Wenn in Los Angeles der rote Teppich zur Grammy-Verleihung ausgerollt wird, fiebern Millionen mit. Auch Hip-Hop bahnt sich langsam den Weg zur prestigeträchtigsten Auszeichnung der Musikbranche. Und doch zeigt sich auch dieses Jahr: Mainstream setzt sich durch.
Ganz abgeräumt hat er am Ende dann doch nicht. Elf seiner Grammy-Nominierungen auf einen Schlag zu gewinnen, das wäre auch irgendwie undenkbar gewesen. Und trotzdem war Kendrick Lamar der heimliche Champion des Abends. Denn in der sekundengenau durchgetakteten, lang einstudierten und für die Musikbranche beispiellos wichtigen Grammy-Verleihung in Los Angeles lieferte der Rapper einen politisch aufgeladenen, hitzigen Auftritt, der das Publikum aufrütteln musste.
Liebesbekundung von Adele
Der an die schwarze Bürgerrechtsbewegung erinnernde, packende Auftritt, der in einem Gefängnis begann und sich beim Wechsel zu "Alright" vor einem großen Lagerfeuer abspielte, bleibt hängen. "Ich liebe Dich Kendrick, Du bist unglaublich!", schrie
Adele dem Rapper zu, als sie für ihren tontechnisch verpatzten, aber kristallklar vorgetragenen Hit "All I Ask" im Scheinwerferlicht stehenden Applaus bekam. "Kendrick Lamar sollte nächstes Jahr einfach die ganze Show machen", kommentierte die "New York Times".
Mainstream siegt
Doch was Lamar an Energie ins Staples Center gebracht hatte, wurde dem für elf Grammys nominierten Künstler bei der Preisverleihung entzogen. Zwar räumte er fünf Trophäen ab, unter anderem für das beste Rap-Album, doch für die Königskategorien zur besten Aufnahme, dem besten Album oder dem besten Song reicht es nicht. Es wurde, trotz einiger anders gearteter Hoffnungen im Voraus, wieder nicht das Grammy-Jahr des Rap, sondern des Mainstream.

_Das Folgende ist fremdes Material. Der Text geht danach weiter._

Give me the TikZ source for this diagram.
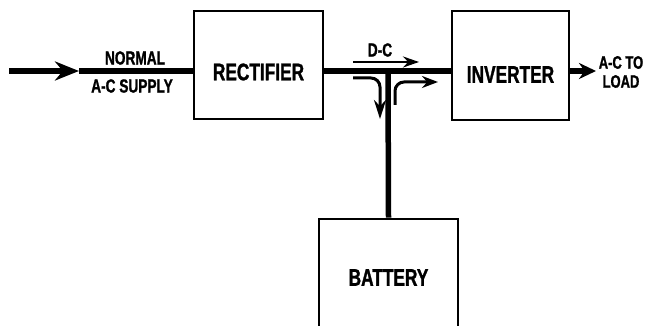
\documentclass[tikz,border=0pt]{standalone}
\usepackage{fontspec}
\setmainfont{Liberation Sans}[FakeStretch=0.72, BoldFeatures={FakeBold=1.2}]
\usepackage{tikz}
\usetikzlibrary{arrows.meta, positioning, calc}

\begin{document}
\begin{tikzpicture}[x=1pt, y=1pt,
  block/.style={rectangle, draw, line width=2.6pt, inner sep=0pt},
  blocktext/.style={font=\fontsize{24}{26}\selectfont\bfseries},
  bus/.style={line width=5.5pt},
  flow/.style={line width=3pt, -{Stealth[length=19pt, width=12pt]}},
  lbl/.style={font=\fontsize{19}{20}\selectfont\bfseries, inner sep=0pt, align=center}
]
  \clip (0,0) rectangle (647,326);

  % Nodes
  \node[block, minimum width=129pt, minimum height=108pt,
    label={[blocktext, yshift=-7pt]center:RECTIFIER}] (rect) at (258.5,261) {};
  \node[block, minimum width=117pt, minimum height=109pt,
    label={[blocktext, yshift=-9pt]center:INVERTER}] (inv) at (510.5,260.5) {};
  \node[block, minimum width=139pt, minimum height=117pt,
    label={[blocktext]center:BATTERY}] (bat) at (388.5,48.5) {};

  \node[lbl] (normal) at (135,268) {NORMAL};
  \node[lbl] (supply) at (132,240) {A-C SUPPLY};
  \node[lbl] (dc) at (380,276) {D-C};
  \node[lbl, font=\fontsize{18}{19}\selectfont\bfseries] (load) at (621,254) {A-C TO\\LOAD};

  \coordinate (in)  at (9,255);
  \coordinate (tip) at (79,255);
  \coordinate (jn)  at (388,255);
  \coordinate (out) at (596,255);
  \coordinate (dcA) at (353,264);
  \coordinate (dcB) at (419,264);
  \coordinate (chA) at (353,248);
  \coordinate (chB) at (380,207);
  \coordinate (diA) at (395,221);
  \coordinate (diB) at (438,244);

  % Lines
  \draw[bus, -{Stealth[length=24pt, width=19pt]}] (in) -- (tip);
  \draw[bus] (tip) -- (rect.west |- in);
  \draw[bus] (rect.east |- in) -- (inv.west |- in);
  \draw[bus] (bat.north) -- (jn);
  \draw[bus, -{Stealth[length=17pt, width=16pt]}] (inv.east |- in) -- (out);

  % Current flow
  \draw[flow, line width=2.6pt, -{Stealth[length=16pt, width=11pt]}] (dcA) -- (dcB);
  \draw[flow, rounded corners=9pt] (chA) -| (chB);
  \draw[flow, rounded corners=9pt, -{Stealth[length=16pt, width=12pt]}] (diA) |- (diB);
\end{tikzpicture}
\end{document}
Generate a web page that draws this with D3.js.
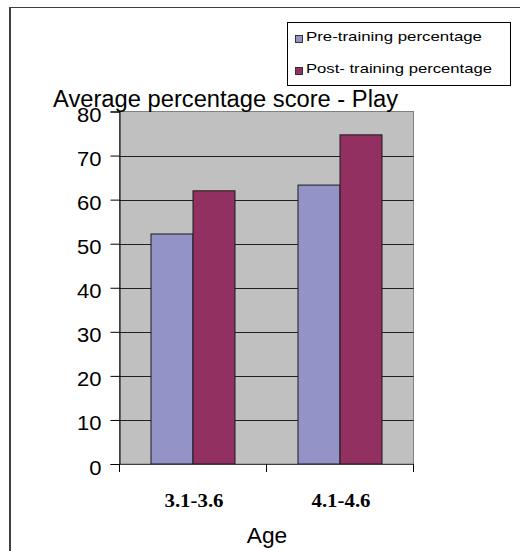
<!DOCTYPE html>
<html><head><meta charset="utf-8">
<script src="https://cdn.jsdelivr.net/npm/d3@7"></script>
<style>body{margin:0;background:#fff}svg{display:block}</style>
</head><body>
<svg id="c" width="520" height="551"></svg>
<script>
const categories = ["3.1-3.6", "4.1-4.6"];
const seriesNames = ["Pre-training percentage", "Post- training percentage"];
// values per category
const pre = [52.2, 63.3];
const post = [62.0, 74.7];
const yTicks = [0, 10, 20, 30, 40, 50, 60, 70, 80];
const colors = ["#9393c8", "#923161"];

const svg = d3.select("#c");
const SANS = "Liberation Sans, Arial, sans-serif";
const m = {l: 119.5, t: 111.5, r: 413.5, b: 464};
const x = d3.scaleBand().domain(categories).range([m.l, m.r]);
const xs = d3.scaleBand().domain([0, 1]).range([0, 84]);
const y = d3.scaleLinear().domain([0, 80]).range([m.b, m.t]);

function stretch(sel, f) {
  sel.each(function () {
    const w = this.getComputedTextLength();
    d3.select(this).attr("textLength", w * f).attr("lengthAdjust", "spacingAndGlyphs");
  });
}

// outer frame
svg.append("line").attr("x1", 10).attr("x2", 10).attr("y1", 7).attr("y2", 551).attr("stroke", "#404040").attr("stroke-width", 2);
svg.append("line").attr("x1", 9).attr("x2", 520).attr("y1", 7.5).attr("y2", 7.5).attr("stroke", "#404040").attr("stroke-width", 1);

// plot background
svg.append("rect").attr("x", m.l).attr("y", m.t).attr("width", m.r - m.l).attr("height", m.b - m.t)
  .attr("fill", "#c0c0c0").attr("stroke", "#808080").attr("stroke-width", 1);

// gridlines
svg.append("g").selectAll("line").data(yTicks.filter(d => d > 0 && d < 80)).join("line")
  .attr("x1", m.l).attr("x2", m.r).attr("y1", d => Math.round(y(d)) + 0.5).attr("y2", d => Math.round(y(d)) + 0.5)
  .attr("stroke", "#202020").attr("stroke-width", 1);

// bars
const data = categories.map((c, i) => ({c, vals: [pre[i], post[i]]}));
const g = svg.append("g");
data.forEach(d => {
  d.vals.forEach((v, j) => {
    const x0 = x(d.c) + x.bandwidth() / 2 - 42 + xs(j);
    g.append("rect").attr("x", x0).attr("y", y(v)).attr("width", xs.bandwidth()).attr("height", y(0) - y(v))
      .attr("fill", colors[j]).attr("stroke", "#1a1a1a").attr("stroke-width", 1);
  });
});

// y axis
const ya = d3.axisLeft(y).tickValues(yTicks).tickSize(9).tickPadding(9).tickFormat(d3.format("d"));
const yg = svg.append("g").attr("transform", `translate(${m.l},0)`).call(ya);
yg.select(".domain").attr("stroke", "#000");
yg.selectAll("line").attr("stroke", "#000");
yg.selectAll("text").attr("font-family", SANS).attr("font-size", 20).attr("fill", "#000").attr("dy", "0.5em")
  .call(stretch, 1.1);

// x axis
const xa = d3.axisBottom(x).tickSize(0).tickFormat("");
const xg = svg.append("g").attr("transform", `translate(0,${m.b})`).call(xa);
xg.select(".domain").attr("stroke", "#404040");
svg.append("g").selectAll("line").data([m.l, x(categories[1]), m.r]).join("line")
  .attr("x1", d => d).attr("x2", d => d).attr("y1", m.b).attr("y2", m.b + 8).attr("stroke", "#000");
svg.append("g").selectAll("text").data(categories).join("text")
  .attr("x", d => x(d) + x.bandwidth() / 2 + 1).attr("y", 506.5).attr("text-anchor", "middle")
  .attr("font-family", "Liberation Serif, Times New Roman, serif").attr("font-weight", "bold").attr("font-size", 19.5)
  .text(d => d).attr("textLength", 59).attr("lengthAdjust", "spacingAndGlyphs");

// axis title
svg.append("text").attr("x", 267).attr("y", 543).attr("text-anchor", "middle")
  .attr("font-family", SANS).attr("font-size", 22).text("Age")
  .attr("textLength", 40.5).attr("lengthAdjust", "spacingAndGlyphs");

// chart title
svg.append("text").attr("x", 53).attr("y", 106.5)
  .attr("font-family", SANS).attr("font-size", 23).text("Average percentage score - Play")
  .attr("textLength", 345).attr("lengthAdjust", "spacingAndGlyphs");

// legend
const lg = svg.append("g");
lg.append("rect").attr("x", 287.5).attr("y", 22.5).attr("width", 223).attr("height", 63).attr("fill", "#fff").attr("stroke", "#000");
const legW = [176, 186];
seriesNames.forEach((s, i) => {
  lg.append("rect").attr("x", 295.5).attr("y", 35.5 + i * 32).attr("width", 7).attr("height", 7)
    .attr("fill", colors[i]).attr("stroke", "#333");
  lg.append("text").attr("x", 306).attr("y", 40.5 + i * 32)
    .attr("font-family", SANS).attr("font-size", 13.5).text(s)
    .attr("textLength", legW[i]).attr("lengthAdjust", "spacingAndGlyphs");
});
</script>
</body></html>
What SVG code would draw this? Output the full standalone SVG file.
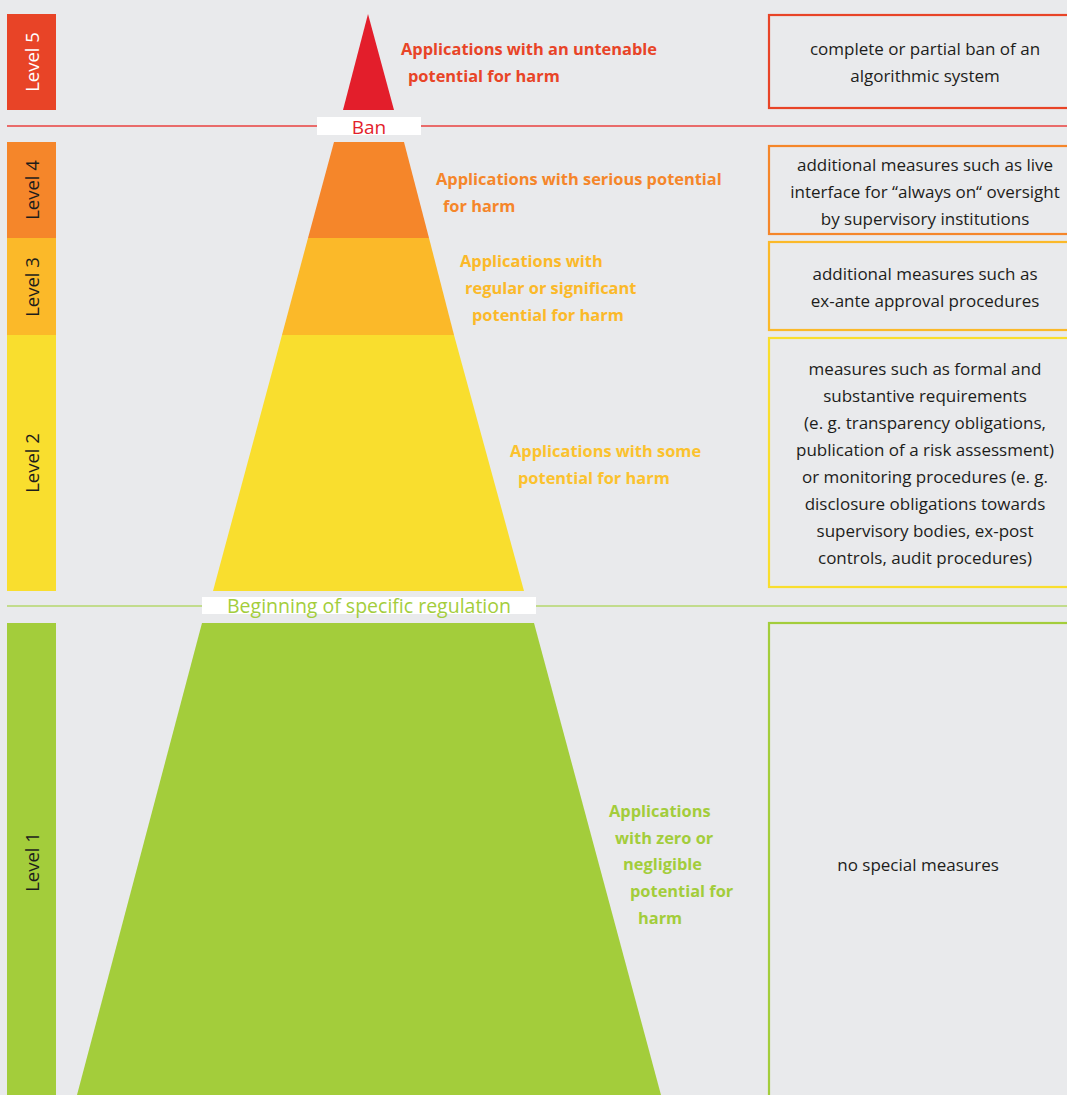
<svg xmlns="http://www.w3.org/2000/svg" width="1067" height="1095" viewBox="0 0 1067 1095">
<style>
.bar-t{font-family:"Open Sans","Noto Sans",sans-serif;font-size:18.5px;font-weight:500;fill:#1d1d1b;text-anchor:middle}
.lbl{font-family:"Open Sans","Noto Sans",sans-serif;font-size:16.4px;font-weight:bold}
.box{fill:none;stroke-width:2.2}
.bt{font-family:"Open Sans","Noto Sans",sans-serif;font-size:17px;fill:#1d1d1b;text-anchor:middle}
</style>
<rect x="0" y="0" width="1067" height="1095" fill="#e9eaec"/>
<g id="connectors">
<line x1="7" y1="126" x2="1067" y2="126" stroke="#e8413f" stroke-width="1.5"/>
<line x1="7" y1="606" x2="1067" y2="606" stroke="#c2dc8c" stroke-width="1.8"/>
</g>
<g id="level5">
<rect x="7" y="14" width="49" height="96" fill="#e84427"/>
<text class="bar-t" transform="translate(39,62) rotate(-90)" style="fill:#ffffff">Level 5</text>
<polygon points="368,14 394,110 343,110" fill="#e31e2b"/>
<text class="lbl" fill="#e84427"><tspan x="401" y="55">Applications with an untenable</tspan><tspan x="408" y="82">potential for harm</tspan></text>
<rect class="box" x="769" y="15" width="320" height="93" stroke="#e84427"/>
<text class="bt"><tspan x="925" y="55">complete or partial ban of an</tspan><tspan x="925" y="82">algorithmic system</tspan></text>
</g>
<g id="ban">
<rect x="317" y="117" width="104" height="18" fill="#ffffff"/>
<text x="369" y="134" font-family="Open Sans, Noto Sans, sans-serif" font-size="19" fill="#e31e2b" text-anchor="middle">Ban</text>
</g>
<g id="level4">
<rect x="7" y="142" width="49" height="96" fill="#f5862a"/>
<text class="bar-t" transform="translate(39,190) rotate(-90)">Level 4</text>
<polygon points="334,142 404,142 429,238 308,238" fill="#f5862a"/>
<text class="lbl" fill="#f5862a"><tspan x="436" y="185">Applications with serious potential</tspan><tspan x="443" y="212">for harm</tspan></text>
<rect class="box" x="769" y="146" width="320" height="88" stroke="#f5862a"/>
<text class="bt"><tspan x="925" y="171">additional measures such as live</tspan><tspan x="925" y="198">interface for “always on“ oversight</tspan><tspan x="925" y="225">by supervisory institutions</tspan></text>
</g>
<g id="level3">
<rect x="7" y="238" width="49" height="97" fill="#fbb929"/>
<text class="bar-t" transform="translate(39,287) rotate(-90)">Level 3</text>
<polygon points="308,238 429,238 454,335 282,335" fill="#fbb929"/>
<text class="lbl" fill="#fbb929"><tspan x="460" y="267">Applications with</tspan><tspan x="465" y="294">regular or significant</tspan><tspan x="472" y="321">potential for harm</tspan></text>
<rect class="box" x="769" y="242" width="320" height="88" stroke="#fbb929"/>
<text class="bt"><tspan x="925" y="280">additional measures such as</tspan><tspan x="925" y="307">ex-ante approval procedures</tspan></text>
</g>
<g id="level2">
<rect x="7" y="335" width="49" height="256" fill="#f9de2e"/>
<text class="bar-t" transform="translate(39,463) rotate(-90)">Level 2</text>
<polygon points="282,335 454,335 524,591 213,591" fill="#f9de2e"/>
<text class="lbl" fill="#fbc22e"><tspan x="510" y="457">Applications with some</tspan><tspan x="518" y="484">potential for harm</tspan></text>
<rect class="box" x="769" y="338" width="320" height="249" stroke="#f9de2e"/>
<text class="bt"><tspan x="925" y="375">measures such as formal and</tspan><tspan x="925" y="402">substantive requirements</tspan><tspan x="925" y="429">(e. g. transparency obligations,</tspan><tspan x="925" y="456">publication of a risk assessment)</tspan><tspan x="925" y="483">or monitoring procedures (e. g.</tspan><tspan x="925" y="510">disclosure obligations towards</tspan><tspan x="925" y="537">supervisory bodies, ex-post</tspan><tspan x="925" y="564">controls, audit procedures)</tspan></text>
</g>
<g id="regulation">
<rect x="202" y="597" width="334" height="17" fill="#ffffff"/>
<text x="369" y="613" font-family="Open Sans, Noto Sans, sans-serif" font-size="19.5" fill="#a3cd3b" text-anchor="middle">Beginning of specific regulation</text>
</g>
<g id="level1">
<rect x="7" y="623" width="49" height="480" fill="#a3cd3b"/>
<text class="bar-t" transform="translate(39,862) rotate(-90)">Level 1</text>
<polygon points="202,623 534,623 661,1095 77,1095" fill="#a3cd3b"/>
<text class="lbl" fill="#a3cd3b"><tspan x="609" y="817">Applications</tspan><tspan x="615" y="844">with zero or</tspan><tspan x="623" y="870">negligible</tspan><tspan x="630" y="897">potential for</tspan><tspan x="638" y="924">harm</tspan></text>
<rect class="box" x="769" y="623" width="320" height="500" stroke="#a3cd3b"/>
<text class="bt" x="918" y="871">no special measures</text>
</g>
</svg>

Seitenhieb von Taylor Swift in Richtung Kanye West
Was nicht heißen soll, dass
Ed Sheeran für "Thinking Out Loud" den Preis als bester Song oder Mark Ronson mit
Bruno Mars für "Uptown Funk" die Auszeichnung Aufnahme des Jahres nicht verdient hätten. Oder dass Sternchen
Taylor Swift, die für "1989" die Trophäe für das Album des Jahres und das beste Pop-Gesangsalbum sowie mit "Bad Blood" den Preis für das beste Musikvideo absahnte, dem Publikum nichts zu sagen hatte: Ihre Dankesrede über Widersacher, die fremde Erfolge für sich beanspruchen wollten, war klarer Hieb gegen Rapper
Kanye West. Der hatte vergangene Woche nicht weniger getan, als sich in seinem neuen Album "The Life of Pablo" zum Ziehvater von Swift aufzuspielen.